# First there was Joe Namath ....



## Damaged Goods (Jan 9, 2021)

then there came Joe Theisman.  Not to be outdone, the WNBA is represented by an ex-WNB superstar -- sorry, didn't catch her name.

Who next, the ghost of Johnny Unitas?


----------



## MrPants (Feb 6, 2021)

Damaged Goods said:


> then there came Joe Theisman.  Not to be outdone, the WNBA is represented by an ex-WNB superstar -- sorry, didn't catch her name.
> 
> Who next, the ghost of Johnny Unitas?


Celebrity sells! It's a proven fact, which is why they use them as front men (or women) to flog their product or service, which wouldn't sell itself because it likely has no merit on it's own. I use it as a kind of meter to tell me how fast and how far I should run from whatever it is they're selling. The bigger the celebrity, the faster I'm running  The superstars of today will be our hucksters of tomorrow


----------



## Aunt Bea (Feb 6, 2021)

MrPants said:


> Celebrity sells!

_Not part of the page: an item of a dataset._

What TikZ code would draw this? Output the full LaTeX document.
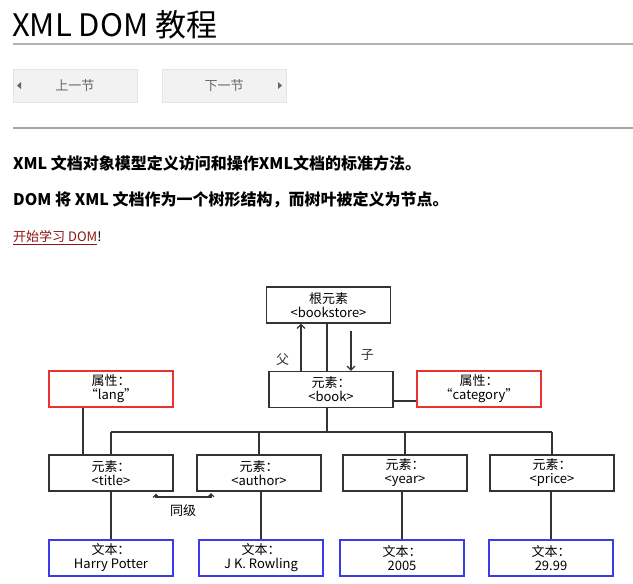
\documentclass[tikz,border=0pt]{standalone}
\usepackage{fontspec}
\setmainfont{Noto Sans CJK SC}
\usetikzlibrary{arrows.meta}
\usetikzlibrary{positioning}
\definecolor{boxred}{RGB}{235,50,50}
\definecolor{boxblue}{RGB}{60,60,230}
\definecolor{linkred}{RGB}{140,20,20}
\definecolor{btngray}{RGB}{242,242,242}
\tikzset{
  box/.style={draw, line width=1.2pt, minimum width=124pt, minimum height=36pt, inner sep=0pt, align=center, font=\fontsize{13}{14}\selectfont},
  elem/.style={box, draw=black!80},
  attr/.style={box, draw=boxred},
  txt/.style={box, draw=boxblue},
  wire/.style={line width=1.2pt, black!80},
}
\begin{document}
\begin{tikzpicture}[x=1pt,y=-1pt]
                \useasboundingbox (0,0) rectangle (633,584);
                % page header
                \node[anchor=west, inner sep=0pt, font=\fontsize{31}{32}\selectfont] (title) at (12,25) {XML DOM 教程};
                \draw[black!30, line width=1.2pt] (13,44) -- (633,44);
                \node[fill=btngray, draw=black!10, minimum width=124pt, minimum height=33pt, font=\fontsize{13}{14}\selectfont, text=black!60] (prev) at (75,85.5) {上一节};
                \node[fill=btngray, draw=black!10, minimum width=124pt, minimum height=33pt, font=\fontsize{13}{14}\selectfont, text=black!60] (next) at (224,85.5) {下一节};
                \fill[black!60] (17,85.5) -- (21,82) -- (21,89) -- cycle;
                \fill[black!60] (282,85.5) -- (278,82) -- (278,89) -- cycle;
                \draw[black!35, line width=1.5pt] (13,128) -- (633,128);
                \node[anchor=west, inner sep=0pt, font=\bfseries\fontsize{16}{17}\selectfont] (line1) at (13,163) {XML 文档对象模型定义访问和操作XML文档的标准方法。};
                \node[anchor=west, inner sep=0pt, font=\bfseries\fontsize{16}{17}\selectfont] (line2) at (13,200) {DOM 将 XML 文档作为一个树形结构，而树叶被定义为节点。};
                \node[anchor=west, inner sep=0pt, font=\fontsize{13}{14}\selectfont] (link) at (13,238) {\textcolor{linkred}{\underline{开始学习 DOM}}!};
                % tree
                \node[elem] (root) at (328.5,305) {根元素\\<bookstore>};
                \node[elem] (book) at (331,389.5) {元素：\\<book>};
                \node[attr] (lang) at (111,389) {属性：\\“lang”};
                \node[attr] (cat) at (479,389) {属性：\\“category”};
                \node[elem] (etitle) at (111,473) {元素：\\<title>};
                \node[elem] (eauthor) at (259,473) {元素：\\<author>};
                \node[elem] (eyear) at (405,473) {元素：\\<year>};
                \node[elem] (eprice) at (552,473) {元素：\\<price>};
                \node[txt] (ttitle) at (111,558) {文本：\\Harry Potter};
                \node[txt] (tauthor) at (261,558) {文本：\\J K. Rowling};
                \node[txt] (tyear) at (402,558) {文本：\\2005};
                \node[txt] (tprice) at (551,558) {文本：\\29.99};
                \coordinate (bus) at (327,432);
                \draw[wire] (root.south -| bus) -- (book.north -| bus);
                \draw[wire] (book.south -| bus) -- (bus);
                \draw[wire] (bus -| etitle) -- (bus -| eprice);
                \foreach \e in {etitle,eauthor,eyear,eprice}
                  \draw[wire] (bus -| \e) -- (\e.north);
                \draw[wire] (lang.south -| 83,0) -- (etitle.north -| 83,0);
                \draw[wire] (book.east |- 0,401) -- (cat.west |- 0,401);
                \draw[wire] (etitle) -- (ttitle);
                \draw[wire] (eauthor.south -| tauthor) -- (tauthor);
                \draw[wire] (eyear.south -| tyear) -- (tyear);
                \draw[wire] (eprice.south -| tprice) -- (tprice);
                % parent / child arrows
                \draw[wire, -{Straight Barb[length=4pt]}] (book.north -| 301,0) -- (root.south -| 301,0) node[midway, left=8pt, yshift=-12pt, font=\fontsize{13}{14}\selectfont] {父};
                \draw[wire, -{Straight Barb[length=4pt]}] (root.south -| 351,0) ++(0,7) coordinate (cs) -- (book.north -| 351,0) node[pos=0.6, right=6pt, font=\fontsize{13}{14}\selectfont] {子};
                % sibling arrow
                \coordinate (sibl) at (156,497);
                \coordinate (sibr) at (211,497);
                \draw[wire, {Straight Barb[length=3pt]}-{Straight Barb[length=3pt]}] (etitle.south -| sibl) ++(0,2) -- (sibl) -- (sibr) -- ++(0,-4);
                \node[font=\fontsize{13}{14}\selectfont] (siblabel) at (183,511) {同级};
\end{tikzpicture}
\end{document}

It's a proven fact, which is why they use them as front men (or women) to flog their product or service, which wouldn't sell itself because it likely has no merit on it's own. I use it as a kind of meter to tell me how fast and how far I should run from whatever it is they're selling. The bigger the celebrity, the faster I'm running  *The superstars of today will be our hucksters of tomorrow *



It made me sad to see the likes of Johhny Weissmuller and Joe Louis trying to survive by spending their final days as greeters in Las Vegas but we all do what we have to do to get by.


----------